Getting his company to pay pension contributions for himself is tax and NI efficient because the company’s contributions are exempt. If this exemption extends to contributions for Eva’s pension, it makes sense for it to pay her contributions rather than him.


The relevant legislation says “No liability to income tax arises in respect of earnings where an employer makes contributions under approved personal pension arrangements made by an employee.” As Tom sees it, he is making the “arrangements” and therefore if his company pays the contributions, the exemption applies.

HMRC’s view is that the pension plan must be for the benefit of the employee for the exemption to apply. While the wording of the legislation isn’t clear, our view is that HMRC is probably right. This means that if Tom’s company paid into a pension plan for Eva, it would count as his taxable income. So for a £3,600 contribution, assuming Tom is a higher rate taxpayer, the total tax and NI cost for him and his company would be between £850 and £1,160 depending on the rate of corporation tax his company pays.

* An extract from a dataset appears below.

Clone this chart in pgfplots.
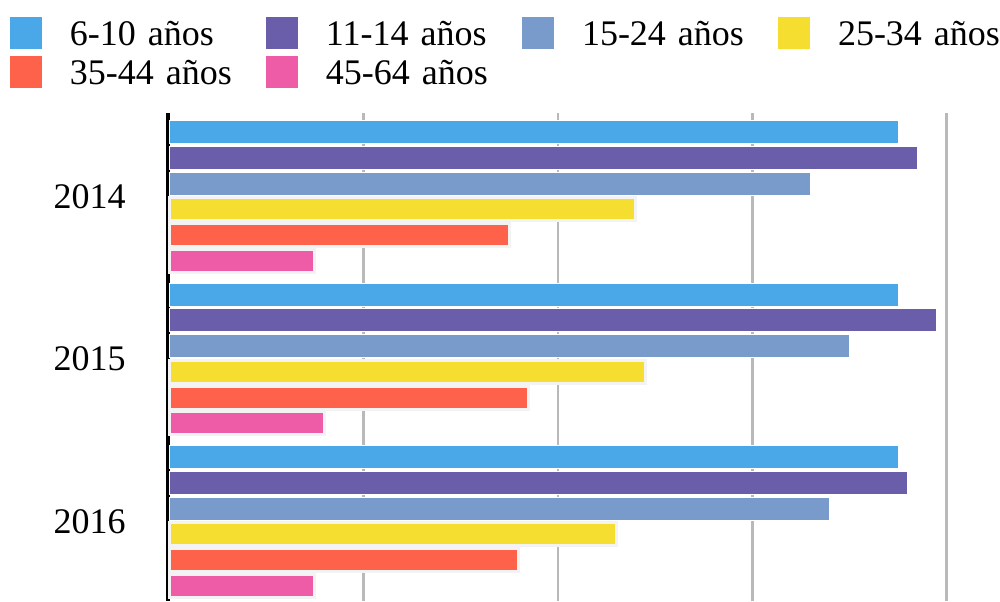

It seems Eva’s pension contributions could cost more or slightly less depending on the company’s CT rate - either way, there’s not a great deal in it. The good news is that there’s a better alternative.

If Tom transfers just a small fraction of his company’s ordinary shares to Eva and the company pays the £3,600 annual contributions, it counts as a distribution, which is taxed like a dividend. Eva’s personal tax-free allowance will make the distribution entirely tax free.